HγC X: Projected Accumulation Geometry and Weak-Field Lensing in the HγC Framework

We extend the HγC framework to the interpretation of weak-field lensing observables. Previous work established a minimal geometric bridge by embedding the effective accumulation potential ΦA = αA into an emergent weak-field metric, thereby providing a common description of slow massive motion and leading-order null propagation. Building on that result, we argue that weak-field lensing in the HγC framework should not be interpreted simply as a direct tracer of the instantaneous baryonic distribution, but rather as a probe of projected accumulation geometry. The central reason is that the effective gravitational response of the accumulation sector is profile-dependent. It is governed not by local baryonic source terms in isolation, but by the developed spatial structure of the accumulation field after sourcing, smoothing, redistribution, and environmental modulation have acted on the system. Once this profile dependence is translated into the weak-field geometric language, the lensing signal becomes sensitive to the projected accumulation profile along the line of sight rather than to the local baryonic map alone. As a consequence, the lensing-relevant geometry may be broader, smoother, or spatially displaced relative to the dominant visible baryonic component. This interpretive shift becomes especially important in dynamically disturbed cluster mergers.
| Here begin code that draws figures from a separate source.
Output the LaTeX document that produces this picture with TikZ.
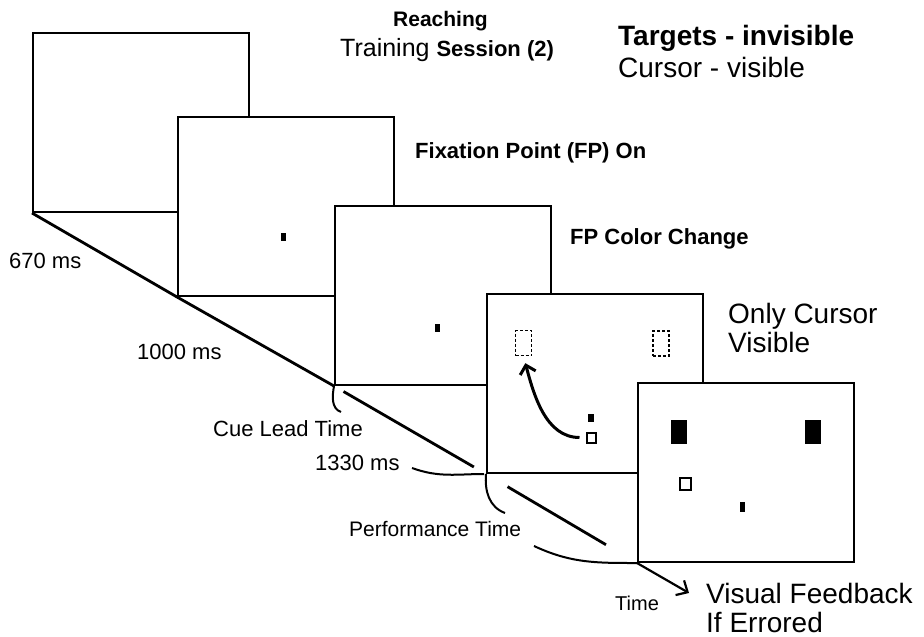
\documentclass[tikz,border=0pt]{standalone}
\usepackage{fontspec}
\setmainfont{Liberation Sans}
\usepackage{tikz}
\usetikzlibrary{positioning, calc, arrows.meta}

\begin{document}
\begin{tikzpicture}[
    x=1pt, y=-1pt,
    screen/.style={rectangle, draw=black, line width=2pt, fill=white,
                   minimum width=216pt, minimum height=179pt,
                   anchor=south west, inner sep=0pt},
    lbl/.style={anchor=base west, inner sep=0pt, font=\fontsize{#1}{#1}\selectfont},
    blbl/.style={anchor=base west, inner sep=0pt, font=\fontsize{#1}{#1}\selectfont\bfseries},
    fp/.style={rectangle, fill=black, inner sep=0pt, minimum width=5pt, minimum height=8pt},
    cursor/.style={rectangle, draw=black, line width=2pt, inner sep=0pt,
                   minimum width=9pt, minimum height=10pt},
    target/.style={rectangle, inner sep=0pt, minimum width=16pt, minimum height=24pt},
    ghost/.style={target, draw=black, line width=1.8pt, dash pattern=on 3pt off 2pt,
                  minimum width=16pt, minimum height=25pt},
    timeline/.style={line width=2.8pt},
    lead/.style={line width=2pt},
  ]
    \useasboundingbox (0,0) rectangle (924,637);

    \node[screen] (F1) at (32,213) {};
    \node[screen] (F2) at (177,297) {};
    \node[screen] (F3) at (334,386) {};
    \node[screen] (F4) at (486,474) {};
    \node[screen] (F5) at (637,563) {};

    \node[fp] (FP2) at (283,237) {};
    \node[fp] (FP3) at (437,328) {};

    \node[fp, minimum width=6pt] (FP4) at (591,418) {};
    \node[cursor] (C4) at (591,437.5) {};
    \node[ghost] (TL4) at (523.5,343) {};
    \node[ghost] (TR4) at (661,343.5) {};
    \draw[line width=3pt, shorten <=6pt, shorten >=7pt,
          -{Straight Barb[length=8pt, width=16pt]}]
          (C4.west) to[out=180, in=-75] (TL4.south);

    \node[target, fill=black] (TL5) at (679,432) {};
    \node[target, fill=black] (TR5) at (813,432) {};
    \node[cursor, minimum width=11pt, minimum height=12pt] (C5) at (685.5,484) {};
    \node[fp, minimum height=10pt] (FP5) at (742,507) {};

    \coordinate (tEnd) at (689,593);
    \draw[timeline] (F1.south west) -- (F2.south west) -- (F3.south west);
    \draw[timeline, shorten <=11pt, shorten >=14pt] (F3.south west) -- (F4.south west);
    \draw[timeline, shorten <=25pt, shorten >=36pt] (F4.south west) -- (F5.south west);
    \draw[line width=2.2pt, -{Straight Barb[length=9pt, width=17pt]}] (F5.south west) -- (tEnd);

    \coordinate (cueEnd) at (341,412);
    \coordinate (msA) at (412,468);
    \coordinate (perfEnd) at (505,513);
    \coordinate (perfA) at (534,546);
    \draw[lead] (F3.south west) to[out=-100, in=160] (cueEnd);
    \draw[lead, shorten >=2pt] (msA) to[out=-20, in=180] (F4.south west);
    \draw[lead] (F4.south west) to[out=-95, in=160] (perfEnd);
    \draw[lead] (perfA) to[out=-25, in=180] (F5.south west);

    \node[blbl=21] (reach) at (393,27) {Reaching};
    \node[lbl=25] (train) at (340,56) {Training {\fontsize{22}{22}\selectfont\bfseries Session (2)}};
    \node[blbl=28] (tgtInv) at (618,45) {Targets - invisible};
    \node[lbl=28] (curVis) at (618,77) {Cursor - visible};
    \node[blbl=22] (fpOn) at (415,158) {Fixation Point (FP) On};
    \node[blbl=22] (fpCol) at (570,244) {FP Color Change};
    \node[lbl=28] (onlyA) at (728,323) {Only Cursor};
    \node[lbl=28] (onlyB) at ([yshift=-29pt]onlyA.base west) {Visible};
    \node[lbl=28] (fbA) at (706,603) {Visual Feedback};
    \node[lbl=28] (fbB) at ([yshift=-29pt]fbA.base west) {If Errored};
    \node[lbl=20] (time) at (615,610) {Time};
    \node[lbl=21] (perf) at (349,536) {Performance Time};
    \node[lbl=22] (cue) at (213,436) {Cue Lead Time};
    \node[lbl=22] (t1330) at (315,470) {1330 ms};
    \node[lbl=22] (t1000) at (137,359) {1000 ms};
    \node[lbl=22] (t670) at (9,268) {670 ms};
  \end{tikzpicture}
\end{document}
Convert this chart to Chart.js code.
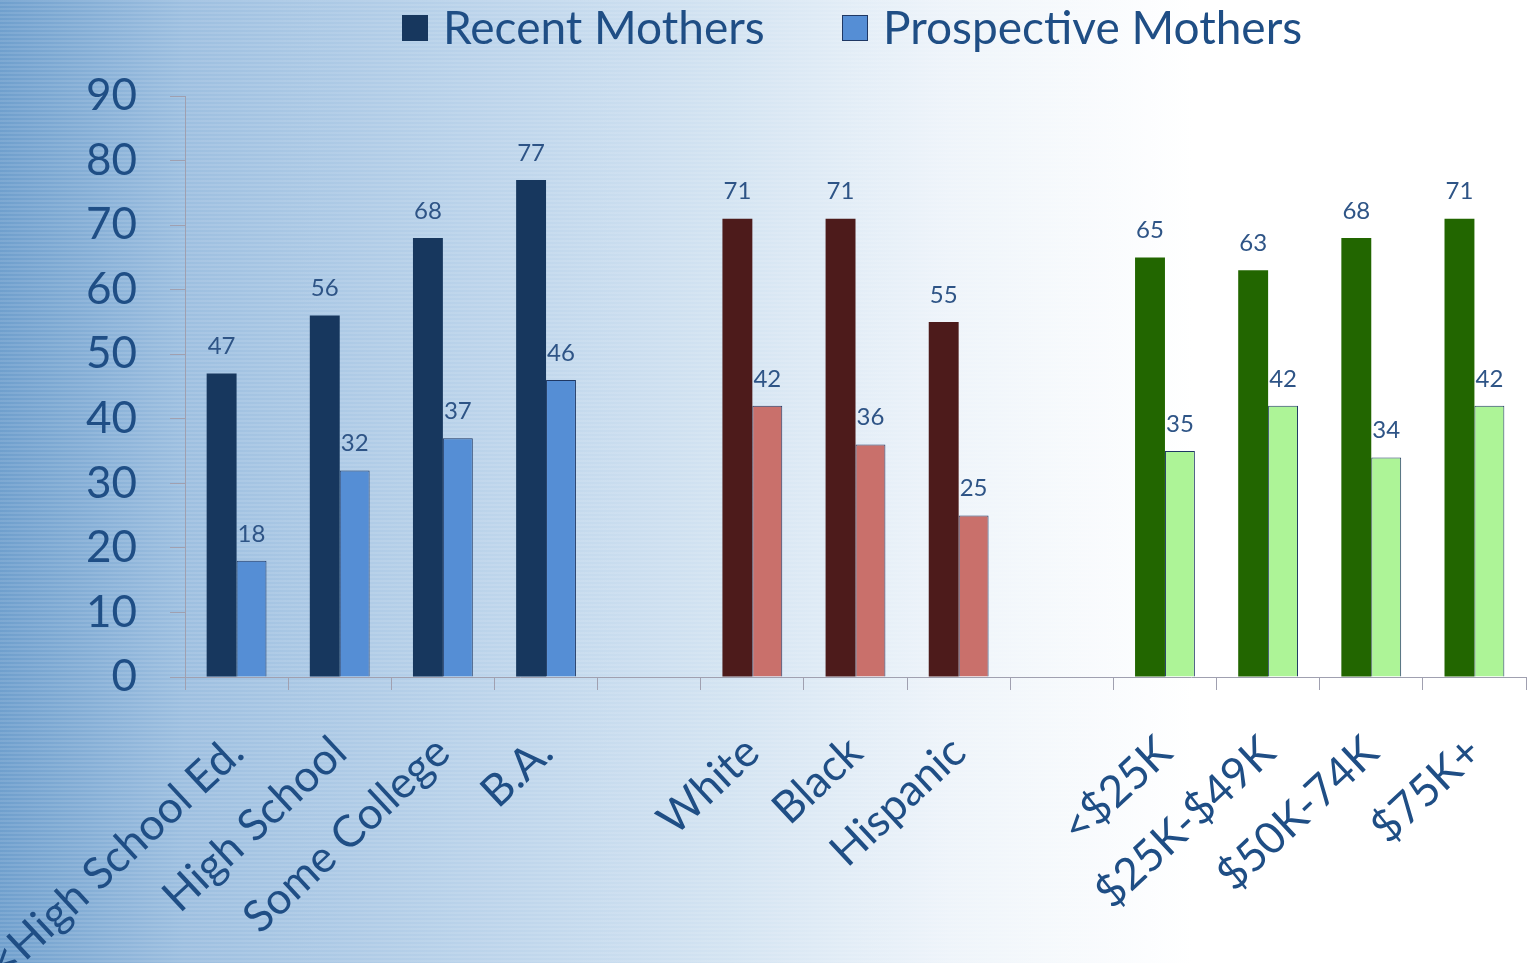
<!DOCTYPE html>
<html>
<head>
<meta charset="utf-8">
<script src="https://cdn.jsdelivr.net/npm/chart.js@4"></script>
<style>
  html, body { margin: 0; padding: 0; }
  body {
    width: 1529px; height: 963px; overflow: hidden;
    background:
      repeating-linear-gradient(to bottom, rgba(255,255,255,0.10) 0px, rgba(255,255,255,0.10) 2px, rgba(0,0,0,0) 2px, rgba(0,0,0,0) 4px),
      linear-gradient(to right, #6f9fcd 0%, #9dbfe0 12%, #b9d2ea 30%, #d4e4f2 48%, #eef4fa 62%, #ffffff 78%, #ffffff 100%);
  }
  #wrap { position: absolute; left: 0; top: 0; width: 1529px; height: 963px; }
</style>
</head>
<body>
<div id="wrap"><canvas id="barChart"></canvas></div>
<script>
  // categories (empty strings are the gaps between groups)
  const categories = ["<High School Ed.", "High School", "Some College", "B.A.", "",
    "White", "Black", "Hispanic", "",
    "<$25K", "$25K-$49K", "$50K-74K", "$75K+"];
  const recentMothers = [47, 56, 68, 77, null, 71, 71, 55, null, 65, 63, 68, 71];
  const prospectiveMothers = [18, 32, 37, 46, null, 42, 36, 25, null, 35, 42, 34, 42];
  const yTicks = [0, 10, 20, 30, 40, 50, 60, 70, 80, 90];
  const seriesNames = ["Recent Mothers", "Prospective Mothers"];

  // colours per group: education, race, income
  const recentColors = ["#17375e", "#17375e", "#17375e", "#17375e", "#17375e",
    "#4d1b1b", "#4d1b1b", "#4d1b1b", "#4d1b1b",
    "#226600", "#226600", "#226600", "#226600"];
  const prospectiveColors = ["#558ed5", "#558ed5", "#558ed5", "#558ed5", "#558ed5",
    "#c9706b", "#c9706b", "#c9706b", "#c9706b",
    "#adf497", "#adf497", "#adf497", "#adf497"];

  const textBlue = "#1f4e85";

  // small labels above each bar
  const valueLabels = {
    id: "valueLabels",
    afterDatasetsDraw(chart) {
      const ctx = chart.ctx;
      ctx.save();
      ctx.font = "24px Lato";
      ctx.fillStyle = "#2e5486";
      ctx.textAlign = "center";
      ctx.textBaseline = "bottom";
      chart.data.datasets.forEach((ds, i) => {
        chart.getDatasetMeta(i).data.forEach((bar, j) => {
          if (ds.data[j] == null) return;
          ctx.fillText(ds.data[j], bar.x, bar.y - 15);
        });
      });
      ctx.restore();
    }
  };

  // legend at the top, spaced like the original
  const topLegend = {
    id: "topLegend",
    afterDraw(chart) {
      const ctx = chart.ctx;
      const boxes = [
        { x: 402, fill: "#17375e", stroke: null },
        { x: 842, fill: "#558ed5", stroke: "#1f3864" },
      ];
      ctx.save();
      ctx.font = "46px Lato";
      ctx.textBaseline = "middle";
      ctx.textAlign = "left";
      boxes.forEach((b, i) => {
        ctx.fillStyle = b.fill;
        ctx.fillRect(b.x, 15, 26, 26);
        if (b.stroke) {
          ctx.strokeStyle = b.stroke;
          ctx.lineWidth = 1;
          ctx.strokeRect(b.x + 0.5, 15.5, 25, 25);
        }
        ctx.fillStyle = textBlue;
        ctx.fillText(seriesNames[i], b.x + 41, 29);
      });
      ctx.restore();
    }
  };

  const ctx = document.getElementById("barChart");
  new Chart(ctx, {
    type: "bar",
    data: {
      labels: categories,
      datasets: [
        {
          label: seriesNames[0],
          data: recentMothers,
          backgroundColor: recentColors,
          borderWidth: 0,
          categoryPercentage: 0.58,
          barPercentage: 1.0,
        },
        {
          label: seriesNames[1],
          data: prospectiveMothers,
          backgroundColor: prospectiveColors,
          borderColor: "#1f3864",
          borderWidth: 1,
          categoryPercentage: 0.58,
          barPercentage: 1.0,
        },
      ],
    },
    options: {
      responsive: true,
      maintainAspectRatio: false,
      animation: false,
      layout: { padding: { top: 96, right: 3, left: 0, bottom: 0 } },
      plugins: {
        tooltip: { enabled: false },
        legend: { display: false },
      },
      scales: {
        x: {
          grid: { display: true, drawOnChartArea: false, drawTicks: true, tickLength: 13, color: "#a0a0b0", offset: true },
          border: { display: true, color: "#a0a0b0", width: 1 },
          ticks: {
            font: { family: "Lato", size: 44 },
            color: textBlue,
            minRotation: 43,
            maxRotation: 43,
            autoSkip: false,
            padding: 36,
          },
          afterFit: (scale) => {
            scale.height = 286;
            // rotated labels may run off the left edge, as in the original
            scale.paddingLeft = 0;
            scale.paddingRight = 0;
          },
        },
        y: {
          min: 0,
          max: 90,
          afterBuildTicks: (scale) => { scale.ticks = yTicks.map(v => ({ value: v })); },
          grid: { display: true, drawOnChartArea: false, drawTicks: true, tickLength: 15, color: "#a0a0b0" },
          border: { display: true, color: "#a0a0b0", width: 1 },
          ticks: {
            font: { family: "Lato", size: 44 },
            color: textBlue,
            padding: 33,
          },
          afterFit: (scale) => { scale.width = 185; },
        },
      },
    },
    plugins: [valueLabels, topLegend],
  });
</script>
</body>
</html>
We argue that such systems should be treated as nonequilibrium accumulation environments in which collisional gas, galaxy populations, and lensing-inferred geometry need not remain spatially coincident. Within this perspective, offset lensing peaks are not excluded in principle. In particular, the Bullet Cluster is discussed as a proof-of-principle case showing why a spatial offset between the dominant gas distribution and the lensing-relevant geometry does not by itself constitute a conceptual refutation of the HγC framework. The aim of the present paper is not to provide a full quantitative reconstruction of merger systems, nor a complete relativistic theory of lensing. Rather, it is to establish the weak-field interpretive basis on which lensing observables can be understood as probes of projected accumulation geometry. We conclude that nonequilibrium cluster lensing offers a natural phenomenological arena for testing persistence, redistribution, and finite relaxation in the accumulation sector.